L’Homme subit autant l’influence du passé que celle du milieu dans lequel il vit. C’est pour cela que dans la mentalité des hommes d’aujourd’hui on constate, en maintes occasions, la survivance de la mentalité primitive. Le vernis de la « civilisation » — très superficiel — laisse apparaître les rudes instincts de l’Anthropoïde, et tel acte qui peut sembler grossier, « immoral », hors-nature, n’est que la répétition de milliards d’actes semblables commis dans les temps reculés. — Ch. B.

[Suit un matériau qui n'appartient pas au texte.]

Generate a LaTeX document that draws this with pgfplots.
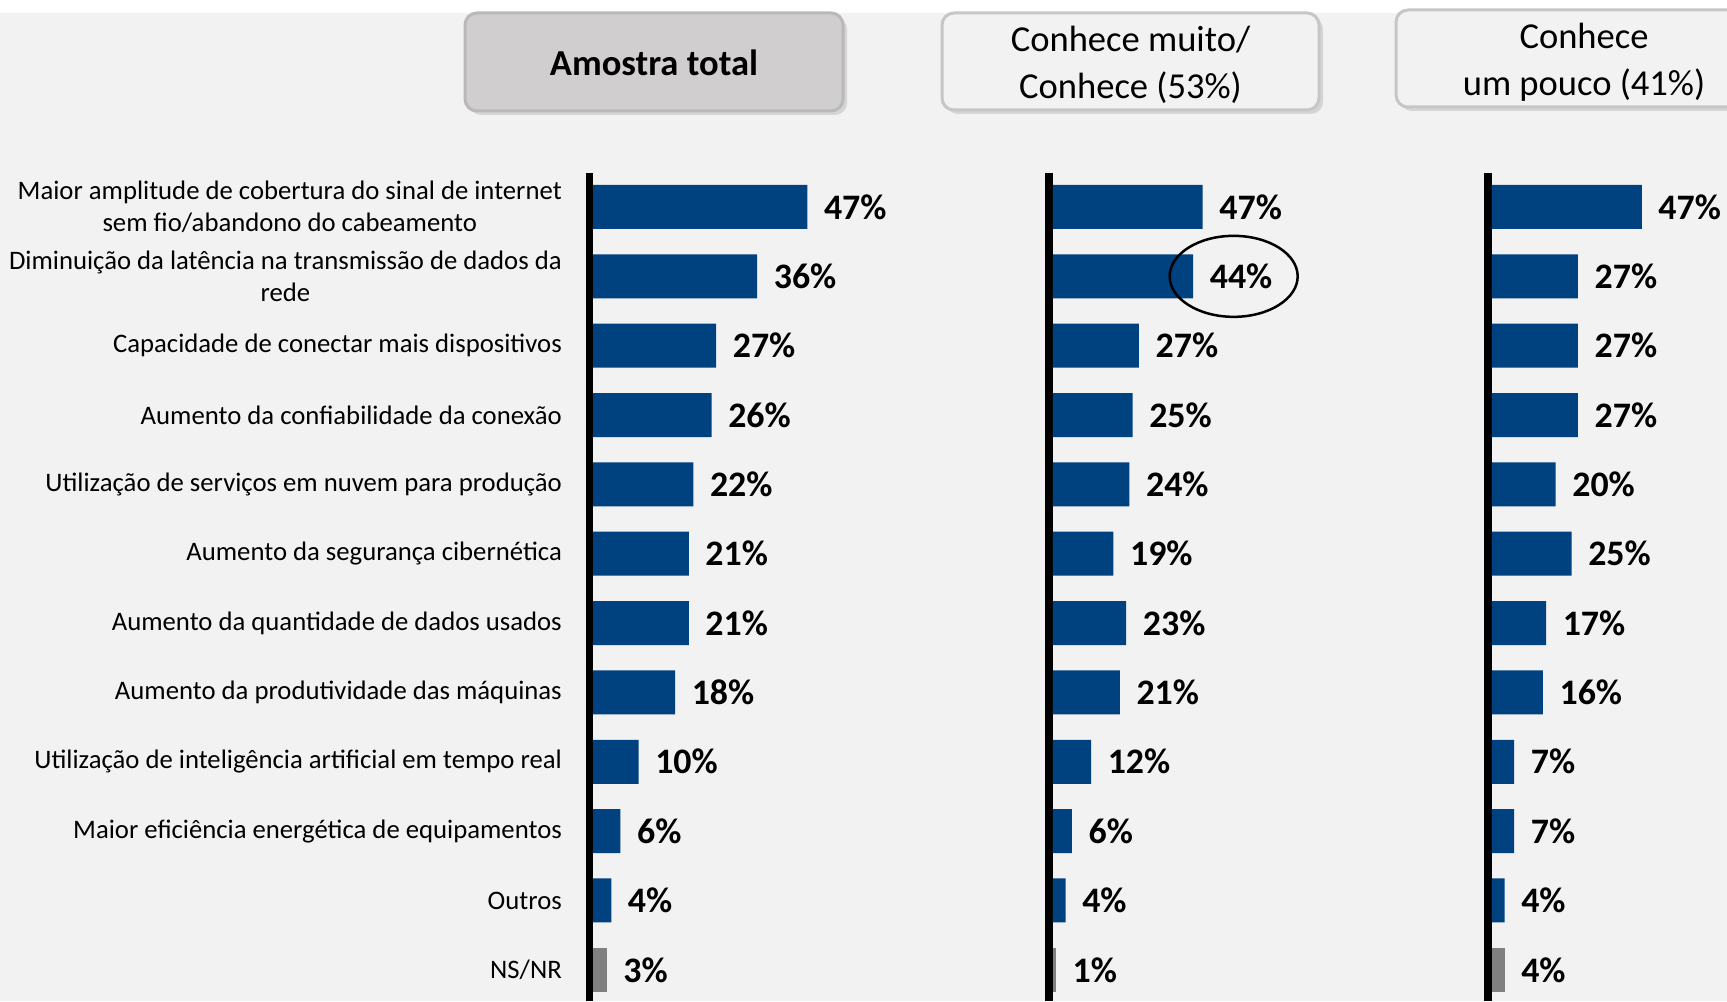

PRINCIPE (n. m. du latin principium, origine, commencement). Les sens de ce mot sont nombreux. Il est parfois synonyme de source première, de raison d’être. On l’applique aux éléments constitutifs des corps. Il convient aux règles de la morale, de la science, de l’art. Une sèche énumération des principes secondaires qui dirigent l’activité humaine, dans les multiples domaines où elle s’exerce, serait fastidieuse. Elle serait, en outre, bien difficile à établir, les principes ne cessant de varier avec l’état de nos connaissances. Nous parlerons seulement des suprêmes règles auxquelles toute pensée logique obéit et dont l’ensemble constitue la raison.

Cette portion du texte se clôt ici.